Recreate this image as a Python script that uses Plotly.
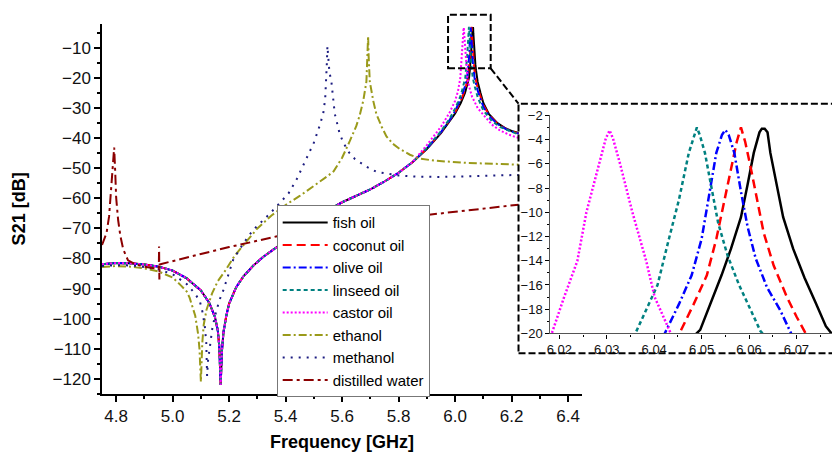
import plotly.graph_objects as go

# ---------------- data (frequency in GHz, S21 in dB) ----------------
# off-resonance part shared by the five oil curves (they overlap here)
oil_base_freq = [4.75, 4.80, 4.85, 4.90, 4.95, 5.00, 5.05, 5.10, 5.13, 5.15, 5.16, 5.165,
                 5.17, 5.175, 5.18, 5.19, 5.20, 5.225, 5.25, 5.285, 5.32, 5.36, 5.40, 5.45,
                 5.50, 5.55, 5.60, 5.65, 5.70, 5.75, 5.80, 5.85]
oil_base_s21 = [-81.9, -81.5, -81.6, -82.0, -82.7, -84.0, -86.6, -90.6, -94.8, -99.5, -104.0, -109.0,
                -122.0, -110.0, -104.5, -99.0, -95.0, -89.5, -86.0, -82.4, -79.5, -76.8, -74.3, -70.8,
                -67.3, -64.0, -61.3, -59.2, -57.0, -54.4, -51.5, -47.9]

fish_freq = [5.90, 5.95, 5.98, 6.00, 6.02, 6.035, 6.045, 6.0497, 6.0521, 6.0542, 6.0562, 6.0583,
             6.0597, 6.0610, 6.0622, 6.0627, 6.0633, 6.0639, 6.0645, 6.0659, 6.0672, 6.0693,
             6.0717, 6.0741, 6.0762, 6.080, 6.09, 6.10, 6.12, 6.15, 6.18, 6.20, 6.225]
fish_s21 = [-43.6, -38.3, -34.6, -31.8, -28.3, -25.0, -21.5, -19.7, -17.3, -15.2, -13.0, -10.4,
            -7.7, -5.1, -3.4, -3.1, -3.1, -3.4, -5.1, -7.7, -10.4, -13.0,
            -15.4, -17.5, -19.4, -21.3, -25.0, -28.3, -32.0, -35.0, -36.8, -37.6, -38.3]

coconut_freq = [5.90, 5.95, 5.98, 6.00, 6.02, 6.035, 6.0452, 6.0483, 6.0511, 6.0531, 6.0548, 6.0562,
                6.0574, 6.0583, 6.0592, 6.0604, 6.0617, 6.0631, 6.0652, 6.0680, 6.0700, 6.0721,
                6.08, 6.09, 6.10, 6.12, 6.15, 6.18, 6.20, 6.225]
coconut_s21 = [-43.5, -38.1, -34.3, -31.4, -27.6, -24.0, -20.1, -17.6, -15.2, -12.2, -9.0, -6.4,
               -4.2, -3.0, -4.2, -6.4, -9.0, -11.7, -14.4, -17.0, -18.6, -20.1,
               -23.3, -26.6, -29.0, -32.3, -35.2, -36.9, -37.7, -38.4]

olive_freq = [5.90, 5.95, 5.98, 6.00, 6.02, 6.035, 6.0421, 6.0452, 6.0479, 6.0500, 6.0514, 6.0531,
              6.0543, 6.0550, 6.0557, 6.0569, 6.0583, 6.0597, 6.0614, 6.0638, 6.0666, 6.0690,
              6.08, 6.09, 6.10, 6.12, 6.15, 6.18, 6.20, 6.225]
olive_s21 = [-43.4, -38.0, -34.1, -31.0, -26.8, -22.8, -20.1, -17.6, -15.2, -12.2, -9.0, -5.1,
             -3.6, -3.2, -3.6, -5.1, -8.3, -11.2, -13.8, -16.2, -18.1, -20.1,
             -24.2, -27.2, -29.6, -32.6, -35.3, -37.0, -37.8, -38.5]

linseed_freq = [5.90, 5.95, 5.98, 6.00, 6.02, 6.0359, 6.0379, 6.0407, 6.0431, 6.0452, 6.0473, 6.0484,
                6.0490, 6.0496, 6.0507, 6.0521, 6.0535, 6.0555, 6.0579, 6.0604, 6.0624,
                6.07, 6.08, 6.10, 6.13, 6.16, 6.20, 6.225]
linseed_s21 = [-43.2, -37.7, -33.6, -30.2, -25.8, -20.1, -18.4, -16.0, -12.2, -9.0, -5.1, -3.6,
               -3.0, -3.6, -5.1, -8.0, -10.9, -13.6, -16.0, -18.1, -19.8,
               -23.0, -26.4, -30.8, -34.3, -36.3, -38.0, -38.8]

castor_freq = [5.90, 5.95, 5.98, 6.00, 6.010, 6.0184, 6.0210, 6.0238, 6.0257, 6.0283, 6.0298,
               6.0306, 6.0313, 6.0328, 6.0354, 6.0383, 6.0401, 6.0435,
               6.05, 6.06, 6.08, 6.10, 6.13, 6.16, 6.20, 6.225]
castor_s21 = [-42.3, -36.2, -31.6, -27.6, -24.5, -20.0, -17.0, -14.0, -10.0, -6.0, -3.9,
              -3.25, -3.9, -6.0, -10.0, -14.0, -17.0, -20.0,
              -23.0, -26.2, -30.0, -32.3, -35.5, -37.5, -39.2, -39.9]

ethanol_freq = [4.75, 4.80, 4.85, 4.90, 4.95, 5.00, 5.03, 5.05, 5.06, 5.08, 5.09, 5.095, 5.10,
                5.105, 5.11, 5.12, 5.14, 5.16, 5.185, 5.22, 5.26, 5.30, 5.35, 5.40, 5.45, 5.50,
                5.55, 5.57, 5.60, 5.627, 5.65, 5.662, 5.675, 5.686, 5.690, 5.692, 5.694, 5.698,
                5.71, 5.721, 5.74, 5.757, 5.78, 5.804, 5.84, 5.875, 5.93, 5.981, 6.04, 6.099,
                6.16, 6.225]
ethanol_s21 = [-82.8, -82.5, -82.7, -83.3, -84.3, -86.3, -89.0, -91.0, -93.0, -99.0, -105.0, -110.0, -121.0,
               -108.0, -102.0, -97.0, -91.5, -87.5, -84.2, -79.0, -74.5, -70.0, -65.7, -62.2, -59.2, -56.0,
               -52.5, -51.0, -46.5, -41.0, -36.0, -32.5, -27.5, -21.2, -13.0, -6.1, -13.0, -21.2,
               -27.5, -31.9, -36.2, -39.4, -41.9, -43.6, -45.5, -46.8, -47.5, -47.9, -48.2, -48.4,
               -48.6, -48.8]

methanol_freq = [4.75, 4.80, 4.85, 4.90, 4.95, 5.00, 5.05, 5.08, 5.096, 5.105, 5.114, 5.119, 5.122,
                 5.126, 5.131, 5.14, 5.149, 5.165, 5.179, 5.214, 5.25, 5.285, 5.344, 5.38, 5.41,
                 5.44, 5.473, 5.50, 5.52, 5.533, 5.540, 5.544, 5.546, 5.548, 5.551, 5.555, 5.562,
                 5.574, 5.59, 5.604, 5.625, 5.645, 5.686, 5.722, 5.80, 5.863, 5.95, 6.04, 6.13, 6.225]
methanol_s21 = [-82.5, -82.2, -82.3, -82.8, -83.6, -85.2, -88.5, -91.8, -94.1, -97.5, -102.6, -108.0, -119.0,
                -113.0, -110.0, -103.5, -99.4, -94.0, -90.7, -80.5, -75.0, -70.5, -65.1, -61.5, -58.4,
                -53.5, -47.0, -41.5, -36.0, -31.9, -27.0, -21.2, -15.0, -9.4, -14.0, -18.0, -21.2,
                -31.9, -38.0, -41.5, -44.8, -46.9, -49.5, -51.2, -52.4, -52.8, -52.9, -52.6, -52.4, -52.2]

water_freq = [4.75, 4.766, 4.775, 4.783, 4.789, 4.793, 4.797, 4.800, 4.807, 4.815, 4.825, 4.842,
              4.87, 4.90, 4.94, 4.951, 4.952, 4.953, 4.954, 4.96, 5.00, 5.10, 5.20, 5.30, 5.366,
              5.45, 5.55, 5.65, 5.75, 5.85, 5.945, 6.05, 6.15, 6.225]
water_s21 = [-75.5, -71.5, -66.0, -57.0, -50.0, -43.1, -52.0, -59.7, -67.2, -72.5, -76.9, -80.6,
             -82.0, -82.7, -83.3, -83.4, -76.0, -87.0, -82.0, -81.8, -80.8, -78.5, -76.2, -74.0, -72.7,
             -71.3, -69.8, -68.4, -67.1, -66.0, -65.0, -63.9, -62.9, -62.1]

series_names = ["fish oil", "coconut oil", "olive oil", "linseed oil", "castor oil",
                "ethanol", "methanol", "distilled water"]

# ---------------- styles ----------------
FONT = "Arial, Liberation Sans, sans-serif"
styles = {
    "fish oil":        dict(color="#000000", dash="solid"),
    "coconut oil":     dict(color="#ff0000", dash="9px,5px"),
    "olive oil":       dict(color="#0000ff", dash="8px,3px,2px,3px"),
    "linseed oil":     dict(color="#008080", dash="4px,3px"),
    "castor oil":      dict(color="#ff00ff", dash="2px,2px"),
    "ethanol":         dict(color="#9a9a1a", dash="8px,3px,2px,3px"),
    "methanol":        dict(color="#1c1c80", dash="2px,6px"),
    "distilled water": dict(color="#8b0000", dash="10px,4px,3px,4px"),
}

curves = {
    "fish oil": (oil_base_freq + fish_freq, oil_base_s21 + fish_s21),
    "coconut oil": (oil_base_freq + coconut_freq, oil_base_s21 + coconut_s21),
    "olive oil": (oil_base_freq + olive_freq, oil_base_s21 + olive_s21),
    "linseed oil": (oil_base_freq + linseed_freq, oil_base_s21 + linseed_s21),
    "castor oil": (oil_base_freq + castor_freq, oil_base_s21 + castor_s21),
    "ethanol": (ethanol_freq, ethanol_s21),
    "methanol": (methanol_freq, methanol_s21),
    "distilled water": (water_freq, water_s21),
}
inset_series = ["fish oil", "coconut oil", "olive oil", "linseed oil", "castor oil"]

# ---------------- layout geometry ----------------
W, H = 832, 459
X_RANGE = [4.75, 6.45]
Y_RANGE = [-125, -2]
X_DOM = [98.5 / W, 581.0 / W]
Y_DOM = [1 - 400.0 / H, 1 - 17.4 / H]
X2_RANGE = [6.0181, 6.0775]
Y2_RANGE = [-20, -2]
X2_DOM = [549.0 / W, 1.0]
Y2_DOM = [1 - 337.5 / H, 1 - 112.0 / H]


def xp(v):
    return X_DOM[0] + (v - X_RANGE[0]) / (X_RANGE[1] - X_RANGE[0]) * (X_DOM[1] - X_DOM[0])


def yp(v):
    return Y_DOM[0] + (v - Y_RANGE[0]) / (Y_RANGE[1] - Y_RANGE[0]) * (Y_DOM[1] - Y_DOM[0])


fig = go.Figure()
for name in series_names:
    f, s = curves[name]
    st = styles[name]
    fig.add_trace(go.Scatter(x=f, y=s, mode="lines", name=name,
                             line=dict(color=st["color"], dash=st["dash"], width=2),
                             xaxis="x", yaxis="y"))
for name in inset_series:
    f, s = curves[name]
    st = styles[name]
    fig.add_trace(go.Scatter(x=f, y=s, mode="lines", name=name, showlegend=False,
                             line=dict(color=st["color"], dash=st["dash"], width=2.5),
                             xaxis="x2", yaxis="y2"))

axis_common = dict(showline=True, linecolor="#000000", linewidth=1.5, showgrid=False,
                   zeroline=False, ticks="outside", tickcolor="#000000", tickwidth=1.5,
                   mirror=False)

# zoom marker (in data units of the main axes) and inset frame (paper units)
zoom_box = dict(f0=5.975, f1=6.126, s0=-16.8, s1=1.0)
inset_frame = dict(x0=517.0 / W, x1=1.05, y0=1 - 358.0 / H, y1=1 - 100.0 / H)

shapes = [
    dict(type="rect", xref="paper", yref="paper",
         x0=inset_frame["x0"], x1=inset_frame["x1"], y0=inset_frame["y0"], y1=inset_frame["y1"],
         line=dict(color="#000000", width=2, dash="7px,3px"), fillcolor="rgba(0,0,0,0)", layer="above"),
    dict(type="rect", xref="paper", yref="paper",
         x0=xp(zoom_box["f0"]), x1=xp(zoom_box["f1"]), y0=yp(zoom_box["s0"]), y1=yp(zoom_box["s1"]),
         line=dict(color="#000000", width=2, dash="7px,3px"), fillcolor="rgba(0,0,0,0)", layer="above"),
    dict(type="line", xref="paper", yref="paper",
         x0=xp(zoom_box["f1"]), y0=yp(zoom_box["s0"]), x1=inset_frame["x0"], y1=inset_frame["y1"],
         line=dict(color="#000000", width=2, dash="7px,3px"), layer="above"),
]

fig.update_layout(
    width=W, height=H, autosize=False,
    margin=dict(l=0, r=0, t=0, b=0, pad=0),
    paper_bgcolor="white", plot_bgcolor="white",
    font=dict(family=FONT, size=17, color="#111111"),
    showlegend=True,
    legend=dict(x=274.0 / W, y=1 - 205.0 / H, xanchor="left", yanchor="top",
                bgcolor="white", bordercolor="#777777", borderwidth=1, itemwidth=45,
                font=dict(family=FONT, size=15, color="#000000"), tracegroupgap=0),
    xaxis=dict(axis_common, domain=X_DOM, range=X_RANGE, anchor="y",
               dtick=0.2, tick0=4.8, tickformat=".1f", ticklen=6,
               minor=dict(ticks="outside", ticklen=3, dtick=0.1, tick0=4.8, tickcolor="#000000"),
               tickfont=dict(size=17, family=FONT),
               title=dict(text="<b>Frequency [GHz]</b>", font=dict(size=18, family=FONT, color="#000000"),
                          standoff=10)),
    yaxis=dict(axis_common, domain=Y_DOM, range=Y_RANGE, anchor="x",
               dtick=10, tick0=0, ticklen=6,
               minor=dict(ticks="outside", ticklen=3, dtick=5, tick0=0, tickcolor="#000000"),
               tickfont=dict(size=17, family=FONT),
               title=dict(text="<b>S21 [dB]</b>", font=dict(size=18, family=FONT, color="#000000"),
                          standoff=22)),
    xaxis2=dict(axis_common, domain=X2_DOM, range=X2_RANGE, anchor="y2",
                dtick=0.01, tick0=6.0, tickformat=".2f", ticklen=4, linewidth=1.2, tickwidth=1.2,
                minor=dict(ticks="outside", ticklen=2, dtick=0.005, tick0=6.0, tickcolor="#000000"),
                tickfont=dict(size=13, family=FONT), linecolor="#555555"),
    yaxis2=dict(axis_common, domain=Y2_DOM, range=Y2_RANGE, anchor="x2",
                dtick=2, tick0=0, ticklen=4, linewidth=1.2, tickwidth=1.2,
                minor=dict(ticks="outside", ticklen=2, dtick=1, tick0=0, tickcolor="#000000"),
                tickfont=dict(size=13, family=FONT), linecolor="#555555"),
    shapes=shapes,
)

# remove the default page margin so the 832x459 figure fills the window exactly
fig.write_html("out.html", config={"displayModeBar": False},
               post_script="document.body.style.margin='0';document.body.style.overflow='hidden';")
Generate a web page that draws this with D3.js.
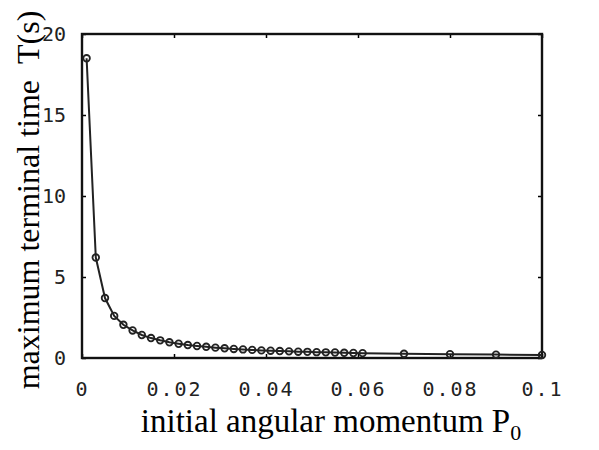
<!DOCTYPE html>
<html>
<head>
<meta charset="utf-8">
<script src="https://cdn.jsdelivr.net/npm/d3@7"></script>
<style>
  html, body { margin: 0; padding: 0; background: #fff; }
  svg { display: block; }
</style>
</head>
<body>
<svg id="chart" width="599" height="450"></svg>
<script>
// Data
const momentum = [0.001, 0.003, 0.005, 0.007, 0.009, 0.011, 0.013, 0.015, 0.017, 0.019,
  0.021, 0.023, 0.025, 0.027, 0.029, 0.031, 0.033, 0.035, 0.037, 0.039,
  0.041, 0.043, 0.045, 0.047, 0.049, 0.051, 0.053, 0.055, 0.057, 0.059,
  0.061, 0.07, 0.08, 0.09, 0.1];
const terminalTime = [18.5, 6.2, 3.7, 2.6, 2.05, 1.7, 1.42, 1.23, 1.09, 0.97,
  0.88, 0.80, 0.74, 0.69, 0.64, 0.60, 0.56, 0.53, 0.50, 0.47,
  0.45, 0.43, 0.41, 0.39, 0.38, 0.36, 0.35, 0.34, 0.32, 0.31,
  0.30, 0.26, 0.23, 0.21, 0.19];
const xTicks = [0, 0.02, 0.04, 0.06, 0.08, 0.1];
const xTickLabels = ["0", "0.02", "0.04", "0.06", "0.08", "0.1"];
const yTicks = [0, 5, 10, 15, 20];
const yTickLabels = ["0", "5", "10", "15", "20"];
const xTitle = "initial angular momentum P";
const xTitleSub = "0";
const yTitle = "maximum terminal time\u00a0\u00a0T(s)";

const svg = d3.select("#chart");
const L = 82, R = 542, T = 34, B = 358;

const x = d3.scaleLinear().domain([0, 0.1]).range([L, R]);
const y = d3.scaleLinear().domain([0, 20]).range([B, T]);

const tickFont = "'DejaVu Sans Mono', 'Liberation Mono', monospace";
const titleFont = "'Liberation Serif', 'DejaVu Serif', serif";

function styleAxis(g) {
  g.select(".domain").remove();
  g.selectAll(".tick line").attr("stroke", "#000").attr("stroke-width", 1.5);
  g.selectAll(".tick text")
    .attr("font-family", tickFont)
    .attr("font-size", 20)
    .attr("fill", "#222");
}

// bottom axis
svg.append("g")
  .attr("transform", `translate(0,${B})`)
  .call(d3.axisBottom(x).tickValues(xTicks)
    .tickFormat((d, i) => xTickLabels[i]).tickSizeInner(-4).tickSizeOuter(0).tickPadding(24))
  .call(styleAxis)
  .call(g => g.selectAll(".tick text").attr("letter-spacing", 2));

// top axis (mirror ticks)
svg.append("g")
  .attr("transform", `translate(0,${T})`)
  .call(d3.axisTop(x).tickValues(xTicks).tickFormat("").tickSizeInner(-4).tickSizeOuter(0))
  .call(styleAxis);

// left axis
svg.append("g")
  .attr("transform", `translate(${L},0)`)
  .call(d3.axisLeft(y).tickValues(yTicks)
    .tickFormat((d, i) => yTickLabels[i]).tickSizeInner(-4).tickSizeOuter(0).tickPadding(16))
  .call(styleAxis);

// right axis
svg.append("g")
  .attr("transform", `translate(${R},0)`)
  .call(d3.axisRight(y).tickValues(yTicks).tickFormat("").tickSizeInner(-4).tickSizeOuter(0))
  .call(styleAxis);

// frame
svg.append("rect")
  .attr("x", L).attr("y", T)
  .attr("width", R - L).attr("height", B - T)
  .attr("fill", "none").attr("stroke", "#111").attr("stroke-width", 2.4);

// curve
const pts = momentum.map((m, i) => [m, terminalTime[i]]);
svg.append("path")
  .datum(pts)
  .attr("fill", "none")
  .attr("stroke", "#222")
  .attr("stroke-width", 2)
  .attr("d", d3.line().x(d => x(d[0])).y(d => y(d[1])));

svg.append("g").selectAll("circle")
  .data(pts).join("circle")
  .attr("cx", d => x(d[0]))
  .attr("cy", d => y(d[1]))
  .attr("r", 3.3)
  .attr("fill", "none")
  .attr("stroke", "#222")
  .attr("stroke-width", 1.8);

// x title
const xt = svg.append("text")
  .attr("x", 331).attr("y", 432)
  .attr("text-anchor", "middle")
  .attr("font-family", titleFont)
  .attr("font-size", 33)
  .attr("fill", "#000");
xt.append("tspan").text(xTitle);
xt.append("tspan").attr("font-size", 22).attr("dy", 8).text(xTitleSub);

// y title
svg.append("text")
  .attr("transform", "translate(39,200) rotate(-90)")
  .attr("text-anchor", "middle")
  .attr("font-family", titleFont)
  .attr("font-size", 32)
  .attr("fill", "#000")
  .text(yTitle);
</script>
</body>
</html>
——————————
_Problem requirements_
Return the lines of the records that include the string "page".

_Written solution_
# remove the default page margin so the 832x459 figure fills the window exactly
Generate a web page that draws this with D3.js.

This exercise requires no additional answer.